Antigua’s Deputy Prime Minister resigns

ST. JOHN‘S, Antigua: Deputy Prime Minister, Wilmoth Daniel, has resigned but remains a member of the government of Prime Minister Baldwin Spencer.

In a letter to the Prime Minister earlier this week, Daniel, who is the substantive Minister of Health and Social Transformation, said he had lost confidence in Spencer after the Prime Minister failed to come to his defense during a recent controversy involving the rental of a building for his office.

Spencer has confirmed receiving the letter from Daniel, who served as deputy prime minister for the last five years and retained the position after recent elections.

“I did receive the letter to the effect that he has decided not to continue as my deputy.
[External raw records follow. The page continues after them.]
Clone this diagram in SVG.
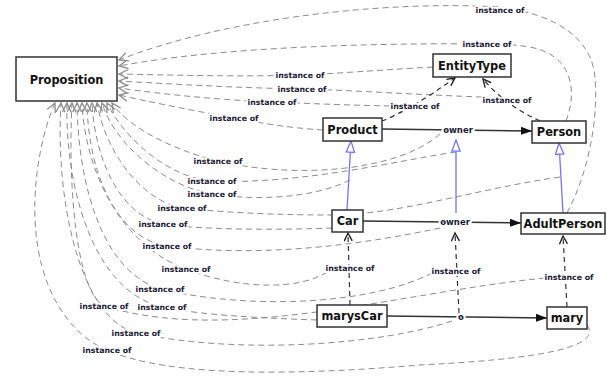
<svg xmlns="http://www.w3.org/2000/svg" width="607" height="379" viewBox="0 0 607 379">
<style>
.node rect{fill:#fff;stroke:#333;stroke-width:1.5}
.node text{font-family:"DejaVu Sans",Verdana,sans-serif;font-weight:bold;font-size:11.4px;fill:#111;text-anchor:middle}
.prop{fill:none;stroke:#8c8c8c;stroke-width:1;stroke-dasharray:6 4;marker-end:url(#openGray)}
.inst{fill:none;stroke:#333;stroke-width:1.2;stroke-dasharray:5 4;marker-end:url(#openDark)}
.assoc{fill:none;stroke:#333;stroke-width:1.5;marker-end:url(#filled)}
.isa{fill:none;stroke:#7373ff;stroke-width:1.3;marker-end:url(#hollow)}
.lb{font-family:"DejaVu Sans",Verdana,sans-serif;font-weight:bold;font-size:7.8px;fill:#1a1a33;text-anchor:middle;paint-order:stroke;stroke:#fff;stroke-width:4;stroke-linejoin:round}
.ow{font-size:8.5px}
</style>
<defs>
<marker id="openGray" markerUnits="userSpaceOnUse" markerWidth="13" markerHeight="12" refX="10" refY="5" orient="auto"><path d="M1,0.6 L10,5 L1,9.4" fill="none" stroke="#8c8c8c" stroke-width="1.3"/></marker>
<marker id="openDark" markerUnits="userSpaceOnUse" markerWidth="12" markerHeight="12" refX="9" refY="4.5" orient="auto"><path d="M1,0.5 L9,4.5 L1,8.5" fill="none" stroke="#222" stroke-width="1.4"/></marker>
<marker id="filled" markerUnits="userSpaceOnUse" markerWidth="12" markerHeight="10" refX="11" refY="4.5" orient="auto"><path d="M0,0.5 L11,4.5 L0,8.5 z" fill="#111"/></marker>
<marker id="hollow" markerUnits="userSpaceOnUse" markerWidth="14" markerHeight="12" refX="12" refY="5" orient="auto"><path d="M0.8,0.8 L12,5 L0.8,9.2 z" fill="#fff" stroke="#7373ff" stroke-width="1.3"/></marker>
</defs>
<rect width="607" height="379" fill="#fff"/>
<g id="connectors">
<path class="prop" d="M567,213 C590,170 600,110 594,70 C588,40 560,15 500,7 C380,0 220,20 119,60"/>
<path class="prop" d="M566,121 C578,90 572,55 530,47 C510,44 500,44 487,44 C400,43 230,45 119,66"/>
<path class="prop" d="M433,67 C380,70 330,74 300,75 C240,77 170,75 119,74"/>
<path class="prop" d="M482,97 C420,95 350,90 302,89 C240,88 170,84 119,81"/>
<path class="prop" d="M390,106 C340,105 300,103 272,102 C220,100 160,94 119,88"/>
<path class="prop" d="M323,130 C290,128 260,123 234,118 C190,110 150,102 119,95"/>
<path class="prop" d="M440,134 C400,170 300,180 218,161 C180,152 130,130 112,103"/>
<path class="prop" d="M456,152 C400,160 300,185 212,181 C170,178 125,140 107,103"/>
<path class="prop" d="M350,180 C310,200 250,200 212,194 C165,186 115,145 102,103"/>
<path class="prop" d="M560,177 C470,190 400,215 330,215 C270,215 220,212 182,208 C140,200 105,150 97,103"/>
<path class="prop" d="M332,228 C280,230 200,230 163,224 C120,215 95,160 92,103"/>
<path class="prop" d="M440,228 C360,245 260,258 167,246 C115,238 88,170 87,103"/>
<path class="prop" d="M327,272 C300,290 240,290 186,269 C120,245 85,170 82,103"/>
<path class="prop" d="M432,273 C370,305 250,310 160,289 C100,270 78,180 77,103"/>
<path class="prop" d="M545,278 C400,292 230,345 104,306 C75,290 68,180 72,103"/>
<path class="prop" d="M317,320 C260,318 200,315 162,307 C90,290 65,180 67,103"/>
<path class="prop" d="M452,321 C380,345 240,355 136,333 C80,318 55,200 61,103"/>
<path class="prop" d="M587,325 C605,350 520,360 420,365 C300,375 170,378 107,350 C70,335 38,290 35,220 C33,170 45,125 55,103"/>
<path class="inst" d="M382,121 Q410,110 455,78"/>
<path class="inst" d="M540,121 Q505,105 483,79"/>
<path class="inst" d="M350,305 L348,233"/>
<path class="inst" d="M459,313 L455,233"/>
<path class="inst" d="M567,307 L563,236"/>
<path class="assoc" d="M382,129 L532,131"/>
<path class="assoc" d="M363,221 L521,223"/>
<path class="assoc" d="M387,316 L547,318"/>
<path class="isa" d="M347,210 L351,141"/>
<path class="isa" d="M563,213 L559,143"/>
<path class="isa" d="M456,213 L456,140"/>
<text class="lb" x="500" y="13">instance of</text>
<text class="lb" x="487" y="47">instance of</text>
<text class="lb" x="300" y="78">instance of</text>
<text class="lb" x="302" y="92">instance of</text>
<text class="lb" x="272" y="105">instance of</text>
<text class="lb" x="234" y="121">instance of</text>
<text class="lb" x="415" y="109">instance of</text>
<text class="lb" x="507" y="103">instance of</text>
<text class="lb" x="218" y="164">instance of</text>
<text class="lb" x="212" y="184">instance of</text>
<text class="lb" x="212" y="197">instance of</text>
<text class="lb" x="182" y="211">instance of</text>
<text class="lb" x="163" y="227">instance of</text>
<text class="lb" x="167" y="249">instance of</text>
<text class="lb" x="186" y="272">instance of</text>
<text class="lb" x="160" y="292">instance of</text>
<text class="lb" x="104" y="309">instance of</text>
<text class="lb" x="162" y="310">instance of</text>
<text class="lb" x="136" y="336">instance of</text>
<text class="lb" x="107" y="353">instance of</text>
<text class="lb" x="350" y="271">instance of</text>
<text class="lb" x="456" y="274">instance of</text>
<text class="lb" x="569" y="280">instance of</text>
<text class="lb ow" x="458" y="133">owner</text>
<text class="lb ow" x="455" y="225">owner</text>
<text class="lb ow" x="461" y="320">o</text>
</g>
<g id="Proposition" class="node"><rect x="16" y="57" width="101" height="44"/><text x="66.5" y="83.5">Proposition</text></g>
<g id="EntityType" class="node"><rect x="433" y="54" width="78" height="23"/><text x="472" y="69.5">EntityType</text></g>
<g id="Product" class="node"><rect x="323" y="118" width="59" height="23"/><text x="352.5" y="133.5">Product</text></g>
<g id="Person" class="node"><rect x="532" y="121" width="54" height="22"/><text x="559" y="136">Person</text></g>
<g id="Car" class="node"><rect x="332" y="210" width="31" height="22"/><text x="347.5" y="225">Car</text></g>
<g id="AdultPerson" class="node"><rect x="521" y="213" width="84" height="21"/><text x="563" y="227.5">AdultPerson</text></g>
<g id="marysCar" class="node"><rect x="317" y="305" width="70" height="22"/><text x="352" y="320">marysCar</text></g>
<g id="mary" class="node"><rect x="547" y="307" width="40" height="22"/><text x="567" y="322">mary</text></g>
</svg>
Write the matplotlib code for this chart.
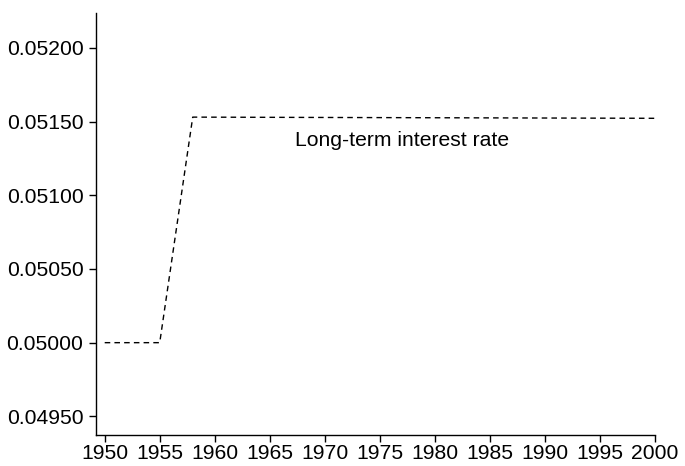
import matplotlib.pyplot as plt

plt.rcParams["font.family"] = ["Liberation Sans", "DejaVu Sans"]

years = [1950, 1955, 1958, 2000]
rate = [0.05000, 0.05000, 0.051530, 0.051522]
x_ticks = list(range(1950, 2001, 5))
y_ticks = [0.0495, 0.0500, 0.0505, 0.0510, 0.0515, 0.0520]

fig = plt.figure(figsize=(6.85, 4.66), dpi=100)
ax = fig.add_axes([0.140, 0.066, 0.816, 0.906])

ax.plot(years, rate, color="black", linewidth=1.0, linestyle=(0, (4, 3)))
ax.text(1977, 0.05137, "Long-term interest rate", ha="center", va="center", fontsize=15.2)

ax.set_xlim(1949.2, 2000)
ax.set_ylim(0.049372, 0.052236)
ax.set_xticks(x_ticks)
ax.set_yticks(y_ticks)
ax.set_yticklabels([f"{v:.5f}" for v in y_ticks])
ax.tick_params(labelsize=15.2, length=5, width=1, direction="out")
ax.tick_params(axis="y", pad=4)
ax.tick_params(axis="x", pad=1.5)
for s in ("top", "right"):
    ax.spines[s].set_visible(False)
for s in ("left", "bottom"):
    ax.spines[s].set_linewidth(1.0)

fig.savefig("out.png", dpi=100)
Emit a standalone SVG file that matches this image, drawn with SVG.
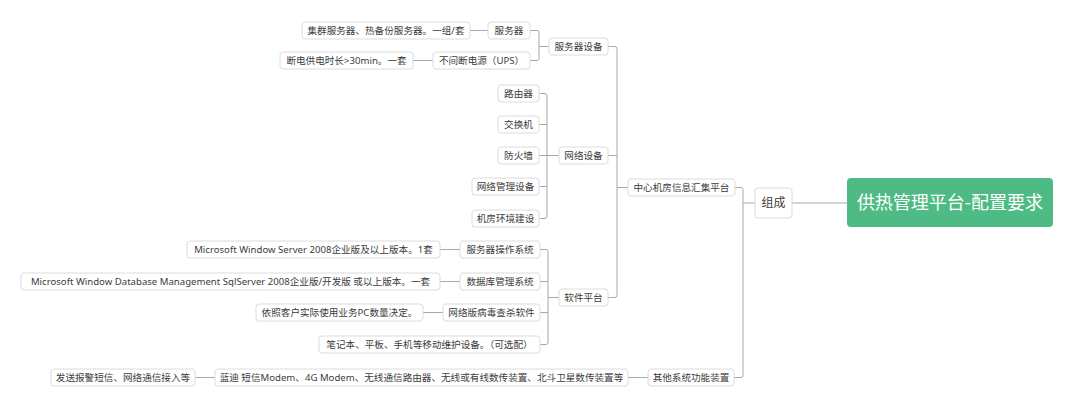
<svg xmlns="http://www.w3.org/2000/svg" width="1080" height="408" viewBox="0 0 1080 408">
<style>
.b{fill:#fff;stroke:#dcdcdc;stroke-width:1}
.t{font-family:"Noto Sans","Noto Sans CJK SC",sans-serif;font-size:9.6px;fill:#3c3c3c;text-anchor:middle}
.c{fill:none;stroke:#a8a8a8;stroke-width:1}
</style>
<rect width="1080" height="408" fill="#fff"/>
<g id="connectors">
<path class="c" d="M792,203 H847"/>
<path class="c" d="M735,187.5 H741 Q743,187.5 743,189.5 V375.5 Q743,377.5 741,377.5 H734 M743,203 H755"/>
<path class="c" d="M608,46.5 H615 Q617,46.5 617,48.5 V295.5 Q617,297.5 615,297.5 H608 M608,155.5 H617 M617,187.5 H628"/>
<path class="c" d="M530,30.5 H537 Q539,30.5 539,32.5 V58.5 Q539,60.5 537,60.5 H530 M539,46.5 H549"/>
<path class="c" d="M470,30.5 H488 M413,60.5 H433"/>
<path class="c" d="M539,93.5 H545 Q547,93.5 547,95.5 V216.5 Q547,218.5 545,218.5 H539 M539,124.5 H547 M539,155.5 H559 M539,186.5 H547"/>
<path class="c" d="M540,249.5 H546 Q548,249.5 548,251.5 V342.5 Q548,344.5 546,344.5 H540 M540,281.5 H548 M540,312.5 H548 M548,297.5 H559"/>
<path class="c" d="M440,249.5 H460 M440,281.5 H460 M423,312.5 H443"/>
<path class="c" d="M628,377.5 H648 M195,377.5 H215"/>
</g>
<g id="root"><rect x="847" y="178" width="206" height="49" rx="4" fill="#4fbb84"/><text x="950" y="209" font-family="Noto Sans CJK SC, sans-serif" font-size="18" fill="#fff" text-anchor="middle">供热管理平台-配置要求</text></g>
<g id="zucheng"><rect class="b" x="755" y="188" width="37" height="30" rx="3"/><text class="t" x="773.5" y="207" style="font-size:12px">组成</text></g>
<g id="center"><rect class="b" x="628" y="179" width="107" height="17" rx="3"/><text class="t" x="681.5" y="191">中心机房信息汇集平台</text></g>
<g id="srvdev"><rect class="b" x="549" y="38" width="59" height="17" rx="3"/><text class="t" x="578.5" y="50">服务器设备</text></g>
<g id="srv"><rect class="b" x="488" y="22" width="42" height="17" rx="3"/><text class="t" x="509" y="34">服务器</text></g>
<g id="srv-d"><rect class="b" x="302" y="22" width="168" height="17" rx="3"/><text class="t" x="386" y="34">集群服务器、热备份服务器。一组/套</text></g>
<g id="ups"><rect class="b" x="433" y="52" width="97" height="17" rx="3"/><text class="t" x="481.5" y="64">不间断电源（UPS）</text></g>
<g id="ups-d"><rect class="b" x="280" y="52" width="133" height="17" rx="3"/><text class="t" x="346.5" y="64">断电供电时长&gt;30min。一套</text></g>
<g id="net"><rect class="b" x="559" y="147" width="49" height="17" rx="3"/><text class="t" x="583.5" y="159">网络设备</text></g>
<g id="router"><rect class="b" x="498" y="85" width="41" height="17" rx="3"/><text class="t" x="518.5" y="97">路由器</text></g>
<g id="switch"><rect class="b" x="498" y="116" width="41" height="17" rx="3"/><text class="t" x="518.5" y="128">交换机</text></g>
<g id="firewall"><rect class="b" x="498" y="147" width="41" height="17" rx="3"/><text class="t" x="518.5" y="159">防火墙</text></g>
<g id="netmgr"><rect class="b" x="472" y="178" width="67" height="17" rx="3"/><text class="t" x="505.5" y="190">网络管理设备</text></g>
<g id="env"><rect class="b" x="472" y="210" width="67" height="17" rx="3"/><text class="t" x="505.5" y="222">机房环境建设</text></g>
<g id="sw"><rect class="b" x="559" y="289" width="49" height="17" rx="3"/><text class="t" x="583.5" y="301">软件平台</text></g>
<g id="os"><rect class="b" x="460" y="241" width="80" height="17" rx="3"/><text class="t" x="500" y="253">服务器操作系统</text></g>
<g id="os-d"><rect class="b" x="187" y="241" width="253" height="17" rx="3"/><text class="t" x="313.5" y="253">Microsoft Window Server 2008企业版及以上版本。1套</text></g>
<g id="db"><rect class="b" x="460" y="273" width="80" height="17" rx="3"/><text class="t" x="500" y="285">数据库管理系统</text></g>
<g id="db-d"><rect class="b" x="21" y="273" width="419" height="17" rx="3"/><text class="t" x="230.5" y="285">Microsoft Window Database Management SqlServer 2008企业版/开发版 或以上版本。一套</text></g>
<g id="av"><rect class="b" x="443" y="304" width="97" height="17" rx="3"/><text class="t" x="491.5" y="316">网络版病毒查杀软件</text></g>
<g id="av-d"><rect class="b" x="256" y="304" width="167" height="17" rx="3"/><text class="t" x="339.5" y="316">依照客户实际使用业务PC数量决定。</text></g>
<g id="mobile"><rect class="b" x="319" y="336" width="221" height="17" rx="3"/><text class="t" x="429.5" y="348">笔记本、平板、手机等移动维护设备。（可选配）</text></g>
<g id="other"><rect class="b" x="648" y="369" width="86" height="17" rx="3"/><text class="t" x="691" y="381">其他系统功能装置</text></g>
<g id="other-d"><rect class="b" x="215" y="369" width="413" height="17" rx="3"/><text class="t" x="421.5" y="381">蓝迪 短信Modem、4G Modem、无线通信路由器、无线或有线数传装置、北斗卫星数传装置等</text></g>
<g id="other-d2"><rect class="b" x="51" y="369" width="144" height="17" rx="3"/><text class="t" x="123" y="381">发送报警短信、网络通信接入等</text></g>
</svg>
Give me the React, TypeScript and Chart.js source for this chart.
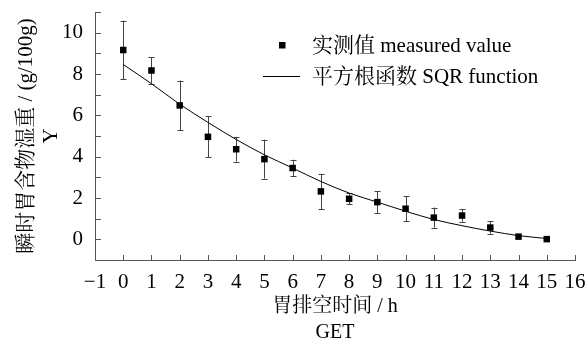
import React, { useEffect, useRef } from 'react';
import { Chart, registerables } from 'chart.js';

Chart.register(...registerables);

// ---- data ----
const timeHours = [0, 1, 2, 3, 4, 5, 6, 7, 8, 9, 10, 11, 12, 13, 14, 15];
const measuredValues = [9.16, 8.17, 6.48, 4.96, 4.36, 3.88, 3.45, 2.32, 1.96, 1.8, 1.48, 1.05, 1.15, 0.57, 0.13, 0.01];
const errorValues = [1.42, 0.64, 1.2, 1.0, 0.6, 0.94, 0.4, 0.85, 0.27, 0.52, 0.6, 0.49, 0.3, 0.3, 0, 0];
const fitHours = [0, 1, 2, 3, 4, 5, 6, 7, 8, 9, 10, 11, 12, 13, 14, 15];
const fitValues = [8.46, 7.53, 6.54, 5.66, 4.83, 4.09, 3.45, 2.8, 2.24, 1.8, 1.36, 0.96, 0.66, 0.4, 0.18, 0.04];
const yLabelValues = [0, 2, 4, 6, 8, 10];
const legendLabels = ['实测值 measured value', '平方根函数 SQR function'];
const xTitle = ['胃排空时间 / h', 'GET'];
const yTitle = ['瞬时胃含物湿重 / (g/100g)', 'Y'];
const xRange = [-1, 16];
const yRange = [-1, 11];

const FONT = "'Liberation Serif', 'Noto Serif CJK SC', 'Noto Sans CJK SC', serif";
const AXIS_COLOR = '#555';

export default function App() {
  const canvasRef = useRef<HTMLCanvasElement | null>(null);

  useEffect(() => {
    const canvas = canvasRef.current;
    if (!canvas) return;

    const errorBarPlugin = {
      id: 'errorBars',
      beforeDatasetsDraw(chart: any) {
        const { ctx, scales } = chart;
        const xs = scales.x;
        const ys = scales.y;
        ctx.save();
        ctx.strokeStyle = '#444';
        ctx.lineWidth = 1;
        timeHours.forEach((t, i) => {
          const e = errorValues[i];
          if (!e) return;
          const px = Math.round(xs.getPixelForValue(t)) + 0.5;
          const top = ys.getPixelForValue(measuredValues[i] + e);
          const bot = ys.getPixelForValue(measuredValues[i] - e);
          ctx.beginPath();
          ctx.moveTo(px, top);
          ctx.lineTo(px, bot);
          ctx.moveTo(px - 3, Math.round(top) + 0.5);
          ctx.lineTo(px + 3, Math.round(top) + 0.5);
          ctx.moveTo(px - 3, Math.round(bot) + 0.5);
          ctx.lineTo(px + 3, Math.round(bot) + 0.5);
          ctx.stroke();
        });
        ctx.restore();
      },
    };

    const ticksAndLegendPlugin = {
      id: 'ticksAndLegend',
      afterDraw(chart: any) {
        const { ctx, scales, chartArea } = chart;
        const xs = scales.x;
        const ys = scales.y;
        ctx.save();
        ctx.strokeStyle = AXIS_COLOR;
        ctx.lineWidth = 1;
        ctx.beginPath();
        xs.ticks.forEach((t: any) => {
          const px = Math.round(xs.getPixelForValue(t.value)) + 0.5;
          ctx.moveTo(px, chartArea.bottom);
          ctx.lineTo(px, chartArea.bottom - 5);
        });
        ys.ticks.forEach((t: any) => {
          const py = Math.round(ys.getPixelForValue(t.value)) + 0.5;
          ctx.moveTo(chartArea.left, py);
          ctx.lineTo(chartArea.left + 6, py);
        });
        ctx.stroke();

        // legend
        const labels = chart.data.datasets.map((d: any) => d.label);
        ctx.fillStyle = '#000';
        ctx.font = `21px ${FONT}`;
        ctx.textBaseline = 'middle';
        ctx.textAlign = 'left';
        ctx.fillRect(279, 42, 6.5, 6.5);
        ctx.fillText(labels[0], 312, 46);
        ctx.strokeStyle = '#000';
        ctx.beginPath();
        ctx.moveTo(263, 76.5);
        ctx.lineTo(300, 76.5);
        ctx.stroke();
        ctx.fillText(labels[1], 312, 77);
        ctx.restore();
      },
    };

    const chart = new Chart(canvas, {
      type: 'scatter',
      data: {
        datasets: [
          {
            label: legendLabels[0],
            data: timeHours.map((t, i) => ({ x: t, y: measuredValues[i] })),
            pointStyle: 'rect',
            pointRadius: 4.6,
            backgroundColor: '#000',
            borderWidth: 0,
            showLine: false,
          },
          {
            label: legendLabels[1],
            data: fitHours.map((t, i) => ({ x: t, y: fitValues[i] })),
            showLine: true,
            borderColor: '#000',
            borderWidth: 1,
            pointRadius: 0,
            cubicInterpolationMode: 'monotone',
            fill: false,
          },
        ],
      },
      options: {
        animation: false,
        responsive: false,
        maintainAspectRatio: false,
        layout: { padding: { top: 12, right: 12, left: 0, bottom: 0 } },
        plugins: {
          legend: { display: false },
          tooltip: { enabled: false },
        },
        scales: {
          x: {
            type: 'linear',
            min: xRange[0],
            max: xRange[1],
            grid: { drawOnChartArea: false, drawTicks: false },
            border: { display: true, color: AXIS_COLOR, width: 1 },
            ticks: {
              stepSize: 1,
              autoSkip: false,
              maxRotation: 0,
              padding: 10,
              color: '#000',
              font: { family: FONT, size: 21 },
              callback: (v: any) => (Number(v) < 0 ? '\u2212' + Math.abs(Number(v)) : String(v)),
            },
            title: {
              display: true,
              text: xTitle,
              color: '#000',
              font: { family: FONT, size: 20, lineHeight: 1.3 },
              padding: { top: 0, bottom: -4 },
            },
            afterFit: (scale: any) => {
              scale.height = 82;
              scale.paddingLeft = 0;
              scale.paddingRight = 0;
            },
          },
          y: {
            type: 'linear',
            min: yRange[0],
            max: yRange[1],
            grid: { drawOnChartArea: false, drawTicks: false },
            border: { display: true, color: AXIS_COLOR, width: 1 },
            ticks: {
              stepSize: 1,
              autoSkip: false,
              padding: 12,
              color: '#000',
              font: { family: FONT, size: 21 },
              callback: (v: any) => (yLabelValues.includes(Number(v)) ? String(v) : ''),
            },
            title: {
              display: true,
              text: yTitle,
              color: '#000',
              font: { family: FONT, size: 21, lineHeight: 1.2 },
              padding: { top: 13.4, bottom: 0 },
            },
            afterFit: (scale: any) => {
              scale.width = 95;
              scale.paddingTop = 0;
              scale.paddingBottom = 0;
            },
          },
        },
      } as any,
      plugins: [errorBarPlugin, ticksAndLegendPlugin],
    });

    return () => chart.destroy();
  }, []);

  return (
    <div style={{ position: 'absolute', left: 0, top: 0, width: 587, height: 342, background: '#fff' }}>
      <canvas ref={canvasRef} width={587} height={342} />
    </div>
  );
}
I can’t say much more about that right now but I hope he will remain true to the cause and that we will find a way of resolving whatever difficulties there might be in the interest of the people of Antigua and Barbuda and the government. Of course, these are challenging times for all of us in the Caribbean and, indeed, the world and we have to grapple with these challenges,” he said.

In the interim, Spencer is hoping that Opposition Leader, Lester Bird, will place the needs of the country over partisanship.

“I would hope that he would be a statesman and think in terms of doing whatever he can as an individual who has served in a government for a considerable period of time, recognizing that he has a responsibility over and above party politics,” Spencer said.

Daniel’s resignation comes amidst reports of a strained relationship with Spencer.

However, the Deputy Prime Minister dismissed the notion that his transfer from the Ministry of Public Works to Health and Social Transformation was a demotion.

“Once I have an opportunity to serve, that is all I need,” he said. “If the Prime Minister decides that he wants to move me from the Ministry of Public Works to the Ministry of Health that is his prerogative.”

The post of Deputy Prime Minister is not prescribed in the Constitution. But the Prime Minister can use his discretion in making such an appointment.

According to political analyst, Arvil Grant, there is no need to rush to find a replacement for Daniel.

“The Prime Minister may have learned his lesson in this matter. If the deputy … has the consensus support of significant parts of the party, then it helps the process, but if it doesn’t, it creates the potential for contention and rumours of overthrow and overtake,” Grant said.